Can America Rebuild the Crumbling State of U.S.-Asia Relations?

Kishore Mahbubani

March 2005

Weatherhead East Asian Institute

Abstract

Ambassador Mahbubani’s address looked at previous American actions that built “reservoirs of good will” that ultimately assisted America in its ideological victory in the Cold War, especially in Asia: its sharing of the “American dream” with the world; its openness to foreign students; the international order built by the United States after 1945; and, finally, the stabilizing effects of its military presence in East Asia. However, the end of the Cold War has brought changes, and the gulf between America’s self-perception and the way it is seen in the Islamic world, and China in particular, demonstrate the dwindling of those good will reservoirs.

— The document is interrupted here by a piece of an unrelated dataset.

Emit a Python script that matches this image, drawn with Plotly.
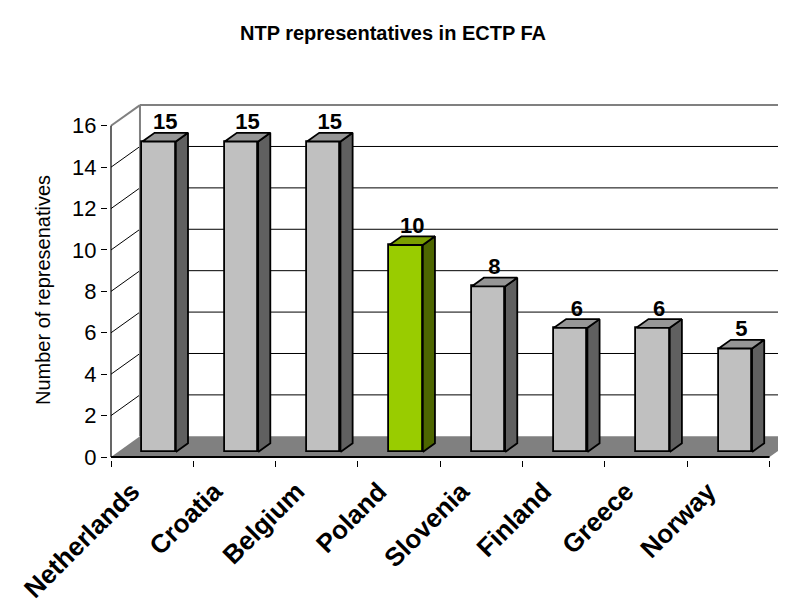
from typing import List

from plotly.graph_objs import Bar, Figure, Scatter

countries = ['Netherlands', 'Croatia', 'Belgium', 'Poland', 'Slovenia', 'Finland', 'Greece', 'Norway']
representatives = [15, 15, 15, 10, 8, 6, 6, 5]
highlight = 'Poland'
y_ticks = [0, 2, 4, 6, 8, 10, 12, 14, 16]

# oblique "3D" look: depth offset of the back wall in axis units
DX = 0.352
DY = 1.0
Z0, Z1 = 0.24, 0.66
HALF_W = 0.203
X_LEFT, X_RIGHT = -0.5, len(countries) - 0.5
Y_TOP = y_ticks[-1]

GREY = ['#C0C0C0', '#606060', '#969696']
GREEN = ['#99CC00', '#4D6600', '#7A9F00']

# the page body adds 8px around the figure, so the layout is shifted by that much
PAD = 8
PLOT_L, PLOT_T, PLOT_W, PLOT_H = 108 - PAD, 100 - PAD, 678, 360


def _polygon(xs: List[float], ys: List[float], color: str) -> Scatter:
    return Scatter(x=xs + [xs[0]], y=ys + [ys[0]], mode='lines', fill='toself', fillcolor=color,
                   line=dict(color='black', width=1.8), hoverinfo='skip', showlegend=False)


def _line(fig: Figure, x0: float, y0: float, x1: float, y1: float, color: str, width: float, layer: str = 'below'):
    fig.add_shape(type='line', xref='x', yref='y', x0=x0, y0=y0, x1=x1, y1=y1,
                  line=dict(color=color, width=width), layer=layer)


def _add_walls(fig: Figure):
    floor = f'M {X_LEFT},0 L {X_LEFT + DX},{DY} L {X_RIGHT + DX},{DY} L {X_RIGHT},0 Z'
    fig.add_shape(type='path', path=floor, xref='x', yref='y', fillcolor='#808080',
                  line=dict(width=0), layer='below')
    for v in y_ticks[1:-1]:
        _line(fig, X_LEFT, v, X_LEFT + DX, v + DY, 'black', 1)
        _line(fig, X_LEFT + DX, v + DY, X_RIGHT + DX, v + DY, 'black', 1)
    _line(fig, X_LEFT, Y_TOP, X_LEFT + DX, Y_TOP + DY, '#808080', 2)
    _line(fig, X_LEFT + DX, Y_TOP + DY, X_RIGHT + DX, Y_TOP + DY, '#808080', 2)
    _line(fig, X_LEFT + DX, DY, X_LEFT + DX, Y_TOP + DY, '#808080', 2)
    # front axes
    _line(fig, X_LEFT, 0, X_LEFT, Y_TOP, 'black', 1.2, 'above')
    _line(fig, X_LEFT, 0, X_RIGHT, 0, 'black', 2, 'above')


def _add_bars(fig: Figure):
    colors = [GREEN if c == highlight else GREY for c in countries]
    xs = [i + Z0 * DX for i in range(len(countries))]
    fig.add_trace(Bar(x=xs, y=representatives, base=Z0 * DY, width=2 * HALF_W,
                      marker=dict(color=[c[0] for c in colors], line=dict(color='black', width=1.8)),
                      hoverinfo='skip', showlegend=False))
    dz = Z1 - Z0
    for i, v in enumerate(representatives):
        x0, x1 = xs[i] - HALF_W, xs[i] + HALF_W
        y0, y1 = Z0 * DY, v + Z0 * DY
        fig.add_trace(_polygon([x1, x1 + dz * DX, x1 + dz * DX, x1],
                               [y0, y0 + dz * DY, y1 + dz * DY, y1], colors[i][1]))
        fig.add_trace(_polygon([x0, x1, x1 + dz * DX, x0 + dz * DX],
                               [y1, y1, y1 + dz * DY, y1 + dz * DY], colors[i][2]))
    fig.add_trace(Scatter(x=[i + (Z0 + Z1) / 2 * DX for i in range(len(countries))],
                          y=[v + Z1 * DY - 0.1 for v in representatives],
                          text=[str(v) for v in representatives], mode='text', textposition='top center',
                          textfont=dict(family='Liberation Sans, Arial', size=22, color='black', weight='bold'),
                          cliponaxis=False, hoverinfo='skip', showlegend=False))


fig = Figure()
_add_walls(fig)
_add_bars(fig)

fig.update_layout(
    width=786, height=612, plot_bgcolor='white', paper_bgcolor='white',
    margin=dict(l=PLOT_L, r=786 - PLOT_L - PLOT_W, t=PLOT_T, b=612 - PLOT_T - PLOT_H),
    font=dict(family='Liberation Sans, Arial', color='black'),
    title=dict(text='<b>NTP representatives in ECTP FA</b>', x=0.5 - PAD / 786, xanchor='center',
               y=1 - (33 - PAD) / 612, yanchor='middle', font=dict(size=20)),
    bargap=0,
)
fig.update_xaxes(range=[-0.5365, 7.70], showgrid=False, zeroline=False, showline=False, automargin=False,
                 tickvals=list(range(len(countries))), ticktext=countries, ticks='',
                 tickangle=-45, tickfont=dict(size=26, weight='bold'),
                 ticklabelstandoff=10, ticklabelshift=-20, ticklabeloverflow='allow',
                 minor=dict(tickvals=[i - 0.5 for i in range(len(countries) + 1)], ticks='outside',
                            ticklen=6, tickcolor='black', tickwidth=1))
fig.update_yaxes(range=[-0.145, 17.245], showgrid=False, zeroline=False, showline=False, automargin=False,
                 tickvals=y_ticks, ticks='outside', ticklen=6, tickcolor='black',
                 tickfont=dict(size=22))
fig.add_annotation(text='Number of represenatives', textangle=-90, xref='paper', yref='paper',
                   x=(43 - PAD - PLOT_L) / PLOT_W, y=(460 - 290) / PLOT_H, xanchor='center',
                   yanchor='middle', showarrow=False, font=dict(size=20))

fig.write_html("out.html")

Ambassador Mahbubani warned that in a shrinking world, America’s power is increasingly perceived with hostility. To counter misperceptions of America’s role in the world, he called on the United States to enable China’s peaceful emergence as an economic power; help establish a “success story” in the Islamic world, as postwar Japan was in Asia; redouble its commitment to the multilateral order it created in 1945; evaluate better the unintended consequences of its domestic policies; and rethink its restrictive visa policy so that immigrant success stories in America will continue to inspire people abroad.